Problem description | Without including any images, repeat the data exactly.

============================================================

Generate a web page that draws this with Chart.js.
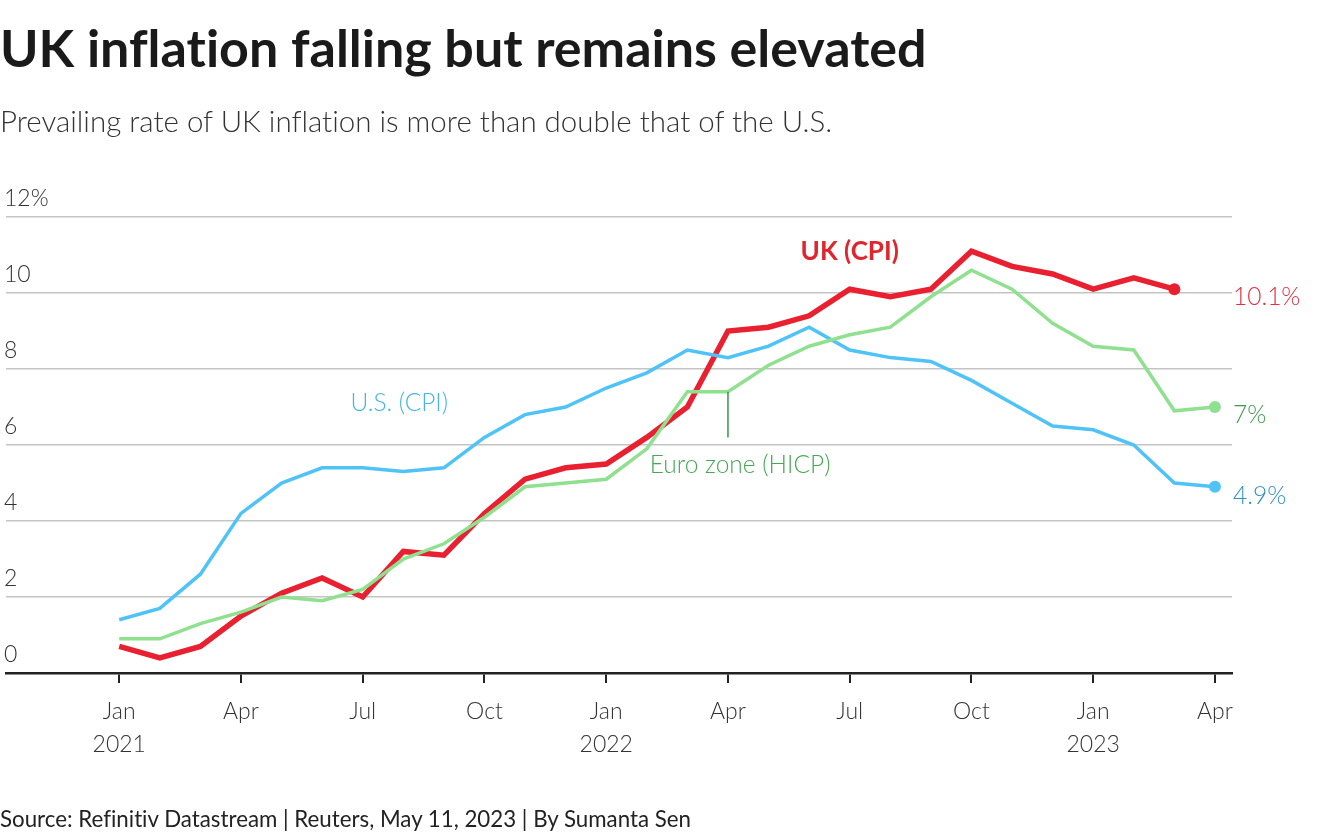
<!DOCTYPE html>
<html><head><meta charset="utf-8">
<script src="https://cdn.jsdelivr.net/npm/chart.js@4/dist/chart.umd.min.js"></script>
<style>
html,body{margin:0;padding:0;background:#fff;width:1320px;height:840px;overflow:hidden;font-family:Lato,"Noto Sans",sans-serif;}
#wrap{position:absolute;left:0;top:0;width:1320px;height:840px;}
.t{position:absolute;left:0;white-space:nowrap;color:#1a1a1a;font-variant-ligatures:none;}
#title{top:16px;font-size:52px;font-weight:700;}
#sub{top:103px;font-size:29.5px;font-weight:300;color:#333;}
#src{top:805px;font-size:22.3px;font-weight:400;color:#222;}
</style></head>
<body>
<div id="wrap"><canvas id="c" width="1320" height="840"></canvas></div>
<div class="t" id="title">UK inflation falling but remains elevated</div>
<div class="t" id="sub">Prevailing rate of UK inflation is more than double that of the U.S.</div>
<div class="t" id="src">Source: Refinitiv Datastream | Reuters, May 11, 2023 | By Sumanta Sen</div>
<script>
// Months from Jan 2021 (index 0) to Apr 2023 (index 27)
const months = ["Jan 2021","Feb 2021","Mar 2021","Apr 2021","May 2021","Jun 2021","Jul 2021","Aug 2021","Sep 2021","Oct 2021","Nov 2021","Dec 2021",
"Jan 2022","Feb 2022","Mar 2022","Apr 2022","May 2022","Jun 2022","Jul 2022","Aug 2022","Sep 2022","Oct 2022","Nov 2022","Dec 2022",
"Jan 2023","Feb 2023","Mar 2023","Apr 2023"];
const usCPI = [1.4,1.7,2.6,4.2,5.0,5.4,5.4,5.3,5.4,6.2,6.8,7.0,7.5,7.9,8.5,8.3,8.6,9.1,8.5,8.3,8.2,7.7,7.1,6.5,6.4,6.0,5.0,4.9];
const ukCPI = [0.7,0.4,0.7,1.5,2.1,2.5,2.0,3.2,3.1,4.2,5.1,5.4,5.5,6.2,7.0,9.0,9.1,9.4,10.1,9.9,10.1,11.1,10.7,10.5,10.1,10.4,10.1];
const euroHICP = [0.9,0.9,1.3,1.6,2.0,1.9,2.2,3.0,3.4,4.1,4.9,5.0,5.1,5.9,7.4,7.4,8.1,8.6,8.9,9.1,9.9,10.6,10.1,9.2,8.6,8.5,6.9,7.0];
const xTickIdx = [0,3,6,9,12,15,18,21,24,27];
const xTickLabels = [["Jan","2021"],["Apr"],["Jul"],["Oct"],["Jan","2022"],["Apr"],["Jul"],["Oct"],["Jan","2023"],["Apr"]];
const yTicks = [0,2,4,6,8,10,12];

const RED="#e8202f", BLUE="#4fc3f7", GREEN="#8fe08f";
const FONT='Lato, "Noto Sans", sans-serif';
const pts = a => a.map((v,i)=>({x:i,y:v}));
const lastDot = (a,col) => ({pointRadius:a.map((v,i)=>i===a.length-1?6:0), pointBackgroundColor:col, pointBorderWidth:0});

const labels = {
  id:'labels',
  afterDatasetsDraw(chart){
    const {ctx, scales:{x,y}, chartArea} = chart;
    ctx.save();
    // Euro leader line
    ctx.strokeStyle="#2f9a45"; ctx.lineWidth=1.5;
    ctx.beginPath(); ctx.moveTo(x.getPixelForValue(15), y.getPixelForValue(euroHICP[15])); ctx.lineTo(x.getPixelForValue(15), y.getPixelForValue(6.2)); ctx.stroke();
    ctx.textBaseline='middle';
    ctx.font='bold 26px '+FONT;
    ctx.fillStyle="#e0252d"; ctx.textAlign='center';
    ctx.fillText("UK (CPI)", x.getPixelForValue(18.0), y.getPixelForValue(11.1));
    ctx.font='300 24.5px '+FONT;
    ctx.fillStyle="#45b4ea";
    ctx.fillText("U.S. (CPI)", x.getPixelForValue(6.9), y.getPixelForValue(7.1));
    ctx.fillStyle="#46a857";
    ctx.fillText("Euro zone (HICP)", x.getPixelForValue(15.3), y.getPixelForValue(5.47));
    ctx.textAlign='left';
    const rx = chartArea.right + 1;
    ctx.fillStyle="#e0303f"; ctx.fillText("10.1%", rx, y.getPixelForValue(ukCPI[ukCPI.length-1])+8);
    ctx.fillStyle="#3f9a4f"; ctx.fillText("7%", rx, y.getPixelForValue(euroHICP[euroHICP.length-1])+8);
    ctx.fillStyle="#2e92c4"; ctx.fillText("4.9%", rx, y.getPixelForValue(usCPI[usCPI.length-1])+9);
    ctx.restore();
  }
};

new Chart(document.getElementById('c'), {
  type:'line',
  data:{datasets:[
    {label:'Euro zone (HICP)', data:pts(euroHICP), borderColor:GREEN, borderWidth:3.5, ...lastDot(euroHICP,GREEN)},
    {label:'U.S. (CPI)', data:pts(usCPI), borderColor:BLUE, borderWidth:3.5, ...lastDot(usCPI,BLUE)},
    {label:'UK (CPI)', data:pts(ukCPI), borderColor:RED, borderWidth:5.5, ...lastDot(ukCPI,RED)}
  ]},
  options:{
    responsive:false, animation:false, devicePixelRatio:1,
    layout:{padding:{top:217,left:0,right:88,bottom:67}},
    plugins:{legend:{display:false}, tooltip:{enabled:false}},
    elements:{line:{tension:0, borderJoinStyle:'miter', borderCapStyle:'butt'}, point:{hoverRadius:0}},
    scales:{
      x:{type:'linear', min:-2.79, max:27.42,
        afterBuildTicks:s=>{s.ticks = xTickIdx.map(v=>({value:v}));},
        afterFit:s=>{s.height=100;},
        border:{display:true,color:'#222',width:2.5},
        grid:{drawOnChartArea:false, drawTicks:true, tickLength:10, color:'#222', lineWidth:2},
        ticks:{autoSkip:false, maxRotation:0, padding:12, color:'#333',
          font:{family:FONT, size:23, weight:'300', lineHeight:1.45},
          callback:(v)=>{const i=xTickIdx.indexOf(v); return i>=0?xTickLabels[i]:'';}}
      },
      y:{min:0,max:12,
        afterBuildTicks:s=>{s.ticks = yTicks.map(v=>({value:v}));},
        afterFit:s=>{s.width=0;},
        border:{display:false},
        grid:{color:(c)=>c.tick.value===0?'rgba(0,0,0,0)':'#c4c4c4', lineWidth:1.5, drawTicks:false},
        ticks:{mirror:true, padding:-2, labelOffset:-18, color:'#333',
          font:{family:FONT, size:23, weight:'300'},
          callback:v=>v===12?'12%':String(v)}
      }
    }
  },
  plugins:[labels]
});
</script>
</body></html>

============================================================

Full solution |
Generate a web page that draws this with Chart.js.
<!DOCTYPE html>
<html><head><meta charset="utf-8">
<script src="https://cdn.jsdelivr.net/npm/chart.js@4/dist/chart.umd.min.js"></script>
<style>
html,body{margin:0;padding:0;background:#fff;width:1320px;height:840px;overflow:hidden;font-family:Lato,"Noto Sans",sans-serif;}
#wrap{position:absolute;left:0;top:0;width:1320px;height:840px;}
.t{position:absolute;left:0;white-space:nowrap;color:#1a1a1a;font-variant-ligatures:none;}
#title{top:16px;font-size:52px;font-weight:700;}
#sub{top:103px;font-size:29.5px;font-weight:300;color:#333;}
#src{top:805px;font-size:22.3px;font-weight:400;color:#222;}
</style></head>
<body>
<div id="wrap"><canvas id="c" width="1320" height="840"></canvas></div>
<div class="t" id="title">UK inflation falling but remains elevated</div>
<div class="t" id="sub">Prevailing rate of UK inflation is more than double that of the U.S.</div>
<div class="t" id="src">Source: Refinitiv Datastream | Reuters, May 11, 2023 | By Sumanta Sen</div>
<script>
// Months from Jan 2021 (index 0) to Apr 2023 (index 27)
const months = ["Jan 2021","Feb 2021","Mar 2021","Apr 2021","May 2021","Jun 2021","Jul 2021","Aug 2021","Sep 2021","Oct 2021","Nov 2021","Dec 2021",
"Jan 2022","Feb 2022","Mar 2022","Apr 2022","May 2022","Jun 2022","Jul 2022","Aug 2022","Sep 2022","Oct 2022","Nov 2022","Dec 2022",
"Jan 2023","Feb 2023","Mar 2023","Apr 2023"];
const usCPI = [1.4,1.7,2.6,4.2,5.0,5.4,5.4,5.3,5.4,6.2,6.8,7.0,7.5,7.9,8.5,8.3,8.6,9.1,8.5,8.3,8.2,7.7,7.1,6.5,6.4,6.0,5.0,4.9];
const ukCPI = [0.7,0.4,0.7,1.5,2.1,2.5,2.0,3.2,3.1,4.2,5.1,5.4,5.5,6.2,7.0,9.0,9.1,9.4,10.1,9.9,10.1,11.1,10.7,10.5,10.1,10.4,10.1];
const euroHICP = [0.9,0.9,1.3,1.6,2.0,1.9,2.2,3.0,3.4,4.1,4.9,5.0,5.1,5.9,7.4,7.4,8.1,8.6,8.9,9.1,9.9,10.6,10.1,9.2,8.6,8.5,6.9,7.0];
const xTickIdx = [0,3,6,9,12,15,18,21,24,27];
const xTickLabels = [["Jan","2021"],["Apr"],["Jul"],["Oct"],["Jan","2022"],["Apr"],["Jul"],["Oct"],["Jan","2023"],["Apr"]];
const yTicks = [0,2,4,6,8,10,12];

const RED="#e8202f", BLUE="#4fc3f7", GREEN="#8fe08f";
const FONT='Lato, "Noto Sans", sans-serif';
const pts = a => a.map((v,i)=>({x:i,y:v}));
const lastDot = (a,col) => ({pointRadius:a.map((v,i)=>i===a.length-1?6:0), pointBackgroundColor:col, pointBorderWidth:0});

const labels = {
  id:'labels',
  afterDatasetsDraw(chart){
    const {ctx, scales:{x,y}, chartArea} = chart;
    ctx.save();
    // Euro leader line
    ctx.strokeStyle="#2f9a45"; ctx.lineWidth=1.5;
    ctx.beginPath(); ctx.moveTo(x.getPixelForValue(15), y.getPixelForValue(euroHICP[15])); ctx.lineTo(x.getPixelForValue(15), y.getPixelForValue(6.2)); ctx.stroke();
    ctx.textBaseline='middle';
    ctx.font='bold 26px '+FONT;
    ctx.fillStyle="#e0252d"; ctx.textAlign='center';
    ctx.fillText("UK (CPI)", x.getPixelForValue(18.0), y.getPixelForValue(11.1));
    ctx.font='300 24.5px '+FONT;
    ctx.fillStyle="#45b4ea";
    ctx.fillText("U.S. (CPI)", x.getPixelForValue(6.9), y.getPixelForValue(7.1));
    ctx.fillStyle="#46a857";
    ctx.fillText("Euro zone (HICP)", x.getPixelForValue(15.3), y.getPixelForValue(5.47));
    ctx.textAlign='left';
    const rx = chartArea.right + 1;
    ctx.fillStyle="#e0303f"; ctx.fillText("10.1%", rx, y.getPixelForValue(ukCPI[ukCPI.length-1])+8);
    ctx.fillStyle="#3f9a4f"; ctx.fillText("7%", rx, y.getPixelForValue(euroHICP[euroHICP.length-1])+8);
    ctx.fillStyle="#2e92c4"; ctx.fillText("4.9%", rx, y.getPixelForValue(usCPI[usCPI.length-1])+9);
    ctx.restore();
  }
};

new Chart(document.getElementById('c'), {
  type:'line',
  data:{datasets:[
    {label:'Euro zone (HICP)', data:pts(euroHICP), borderColor:GREEN, borderWidth:3.5, ...lastDot(euroHICP,GREEN)},
    {label:'U.S. (CPI)', data:pts(usCPI), borderColor:BLUE, borderWidth:3.5, ...lastDot(usCPI,BLUE)},
    {label:'UK (CPI)', data:pts(ukCPI), borderColor:RED, borderWidth:5.5, ...lastDot(ukCPI,RED)}
  ]},
  options:{
    responsive:false, animation:false, devicePixelRatio:1,
    layout:{padding:{top:217,left:0,right:88,bottom:67}},
    plugins:{legend:{display:false}, tooltip:{enabled:false}},
    elements:{line:{tension:0, borderJoinStyle:'miter', borderCapStyle:'butt'}, point:{hoverRadius:0}},
    scales:{
      x:{type:'linear', min:-2.79, max:27.42,
        afterBuildTicks:s=>{s.ticks = xTickIdx.map(v=>({value:v}));},
        afterFit:s=>{s.height=100;},
        border:{display:true,color:'#222',width:2.5},
        grid:{drawOnChartArea:false, drawTicks:true, tickLength:10, color:'#222', lineWidth:2},
        ticks:{autoSkip:false, maxRotation:0, padding:12, color:'#333',
          font:{family:FONT, size:23, weight:'300', lineHeight:1.45},
          callback:(v)=>{const i=xTickIdx.indexOf(v); return i>=0?xTickLabels[i]:'';}}
      },
      y:{min:0,max:12,
        afterBuildTicks:s=>{s.ticks = yTicks.map(v=>({value:v}));},
        afterFit:s=>{s.width=0;},
        border:{display:false},
        grid:{color:(c)=>c.tick.value===0?'rgba(0,0,0,0)':'#c4c4c4', lineWidth:1.5, drawTicks:false},
        ticks:{mirror:true, padding:-2, labelOffset:-18, color:'#333',
          font:{family:FONT, size:23, weight:'300'},
          callback:v=>v===12?'12%':String(v)}
      }
    }
  },
  plugins:[labels]
});
</script>
</body></html>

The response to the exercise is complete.